First Family by David Baldacci: A Book Review

Sometimes you luck out and find good reads just by browsing, and so it was with David Baldacci’s First Family, 2009, an action adventure novel featuring private detectives Sean King and Michelle Maxwell.  As ex-Secret Service agents, both know Washingon, and in this case, the first lady, who calls them when her 12 year old niece, Willa, is kidnapped.

At first, we know who the good guys and bad guys are, and the breakdown of that certainty as the story moves forward is the single most telling feature of this tale.  In fact, for me, Sam Quarry, the mastermind of the kidnapping plot is likely to be the most unforgettable character.  He is ruthless, even fanatical, in the pursuit of his brand of justice, but then we see him stop in a nursing home to read Jane Austin to his daughter who has been in a coma for 13 years.  As the story unfolds, we come to appreciate the ingenuity he brings to bear on his personal concepts of right and wrong.  Our gradual understanding of what drives him parallels the fall of our admiration for several other characters who at first appeared virtuous but are revealed as anything but.
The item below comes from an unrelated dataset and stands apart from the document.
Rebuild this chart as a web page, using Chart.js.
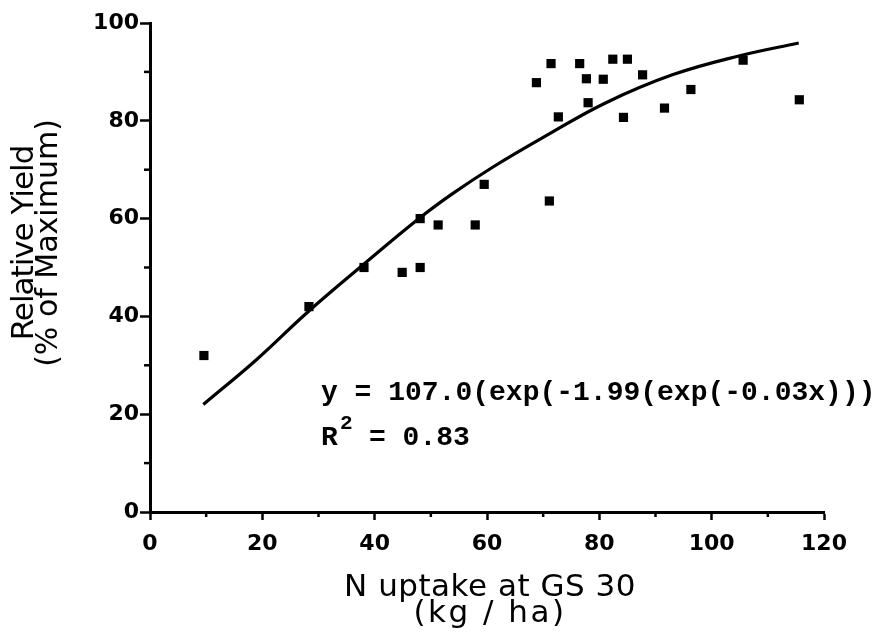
<!DOCTYPE html>
<html>
<head>
<meta charset="utf-8">
<script src="https://cdn.jsdelivr.net/npm/chart.js@4.4.1/dist/chart.umd.min.js"></script>
<style>
  html, body { margin: 0; padding: 0; background: #fff; }
  canvas { display: block; }
</style>
</head>
<body>
<canvas id="c" width="878" height="635"></canvas>
<script>
// ---- data ----
const nUptake  = [9.6, 28.3, 38.1, 44.9, 48.1, 48.1, 51.3, 57.9, 59.5, 68.8, 71.1, 71.4, 72.7, 76.5, 77.7, 78.0, 80.7, 82.4, 84.3, 85.0, 87.7, 91.6, 96.3, 105.6, 115.6];
const relYield = [32.0, 42.0, 50.0, 49.0, 50.0, 60.0, 58.7, 58.7, 67.0, 87.8, 63.6, 91.7, 80.8, 91.7, 88.6, 83.7, 88.5, 92.6, 80.7, 92.6, 89.4, 82.6, 86.4, 92.4, 84.3];
const fitX = [9.5, 19, 28, 38, 48, 54, 61, 70, 81, 93, 105, 115.5];
const fitY = [22.0, 31.2, 40.8, 50.6, 60.1, 65.2, 70.5, 76.6, 83.6, 89.4, 93.3, 95.9];
const xTicks = [0, 20, 40, 60, 80, 100, 120];
const yTicks = [0, 20, 40, 60, 80, 100];
const xMinorTicks = [10, 30, 50, 70, 90, 110];
const yMinorTicks = [10, 30, 50, 70, 90];
const xTitleLines = ['N uptake at GS 30', '(kg / ha)'];
const yTitleLines = ['Relative Yield', '(% of Maximum)'];
const eqText = 'y = 107.0(exp(-1.99(exp(-0.03x)))';
const r2Parts = ['R', '2', '= 0.83'];

const tickFont = { family: "'DejaVu Sans'", size: 22, weight: 'bold' };

function setSpacing(ctx, v) { try { ctx.letterSpacing = v; } catch (e) {} }

const decor = {
  id: 'decor',
  afterDraw(chart) {
    const ctx = chart.ctx;
    const xs = chart.scales.x, ys = chart.scales.y;
    const area = chart.chartArea;
    ctx.save();
    ctx.strokeStyle = '#000';
    ctx.lineWidth = 2.5;
    // minor ticks
    xMinorTicks.forEach(v => {
      const px = xs.getPixelForValue(v);
      ctx.beginPath(); ctx.moveTo(px, area.bottom); ctx.lineTo(px, area.bottom + 5); ctx.stroke();
    });
    yMinorTicks.forEach(v => {
      const py = ys.getPixelForValue(v);
      ctx.beginPath(); ctx.moveTo(area.left - 6, py); ctx.lineTo(area.left, py); ctx.stroke();
    });
    ctx.fillStyle = '#000';
    // axis titles
    ctx.font = "31px 'DejaVu Sans'";
    ctx.textAlign = 'center';
    ctx.textBaseline = 'alphabetic';
    setSpacing(ctx, '0.5px');
    ctx.fillText(xTitleLines[0], 490, 596);
    setSpacing(ctx, '2.5px');
    ctx.fillText(xTitleLines[1], 490, 622);
    setSpacing(ctx, '-1px');
    ctx.save(); ctx.translate(33, 243); ctx.rotate(-Math.PI / 2);
    ctx.fillText(yTitleLines[0], 0, 0); ctx.restore();
    setSpacing(ctx, '0px');
    ctx.font = "30px 'DejaVu Sans'";
    ctx.save(); ctx.translate(57, 243); ctx.rotate(-Math.PI / 2);
    ctx.fillText(yTitleLines[1], 0, 0); ctx.restore();
    // equation
    ctx.textAlign = 'left';
    ctx.font = "bold 28px 'Liberation Mono'";
    ctx.fillText(eqText, 321, 400);
    ctx.fillText(r2Parts[0], 321, 445);
    ctx.font = "bold 21px 'Liberation Mono'";
    ctx.fillText(r2Parts[1], 340, 429);
    ctx.font = "bold 28px 'Liberation Mono'";
    ctx.fillText(r2Parts[2], 369, 445);
    ctx.restore();
  }
};

new Chart(document.getElementById('c'), {
  data: {
    datasets: [
      {
        type: 'scatter',
        data: nUptake.map((x, i) => ({ x: x, y: relYield[i] })),
        pointStyle: 'rect',
        pointRadius: 6.5,
        pointBackgroundColor: '#000',
        pointBorderColor: '#000',
        pointBorderWidth: 0,
        clip: false
      },
      {
        type: 'line',
        data: fitX.map((x, i) => ({ x: x, y: fitY[i] })),
        borderColor: '#000',
        borderWidth: 3.2,
        pointRadius: 0,
        fill: false,
        tension: 0.4,
        clip: false
      }
    ]
  },
  options: {
    responsive: false,
    animation: false,
    devicePixelRatio: 1,
    layout: { padding: { left: 0, right: 54, top: 23, bottom: 0 } },
    plugins: { legend: { display: false }, tooltip: { enabled: false } },
    scales: {
      x: {
        type: 'linear',
        min: xTicks[0], max: xTicks[xTicks.length - 1],
        afterBuildTicks: s => { s.ticks = xTicks.map(v => ({ value: v })); },
        afterFit: s => { s.height = 123; },
        border: { display: true, color: '#000', width: 3 },
        grid: { drawOnChartArea: false, drawTicks: true, tickLength: 8, tickColor: '#000', tickWidth: 2.5 },
        ticks: { color: '#000', font: tickFont, padding: 11, maxRotation: 0 }
      },
      y: {
        type: 'linear',
        min: yTicks[0], max: yTicks[yTicks.length - 1],
        afterBuildTicks: s => { s.ticks = yTicks.map(v => ({ value: v })); },
        afterFit: s => { s.width = 150; },
        border: { display: true, color: '#000', width: 3 },
        grid: { drawOnChartArea: false, drawTicks: true, tickLength: 10, tickColor: '#000', tickWidth: 2.5 },
        ticks: { color: '#000', font: tickFont, padding: 1 }
      }
    }
  },
  plugins: [decor]
});
</script>
</body>
</html>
This is Baldacci’s fourth novel featuring the team of Sean and Melissa.  If I’d started the series at the beginning I might know why they left the Secret Service under clouded circumstances.  They are a compelling team, and the plot is complicated when Melissa’s mother is murdered in a separate event that parallels the main action when it leads to the exposure of family secrets.

The rhythm of a book, its pacing, is something very mysterious.  James Patterson sets a hook or mini-crisis every four pages, which is the length of his chapters.  Other writers speed things up even more

Baldacci steps away from constant thrills and chills.  Yes, there is the obligatory shootout early on, but the author also keeps us reading as he details the minute preparations Sam Quarry has made on his land in rural Alabama.  The little shack he has planned and constructed by hand is lined with metal and surplus dental x-ray blankets.  Why?  The video camera mounted almost invisibly near the cabin has a hidden feed to a bunker up the hill.  Why?  Quarry spends hours in the basement of his falling-apart family home, with charts and notes, illustrating a web of connections he has spent years uncovering.  We know just enough to keep us reading.  Baldacci knows that mystery and nagging questions can keep us turning the pages as eagerly as drama and shoot-em-up action.

I cannot say much more without giving away the plot.  I can say this – I am definitely going to read the first of the Sean King and Michelle Maxwell mysteries, and if First Family is any indication, I have a whole new series to enjoy.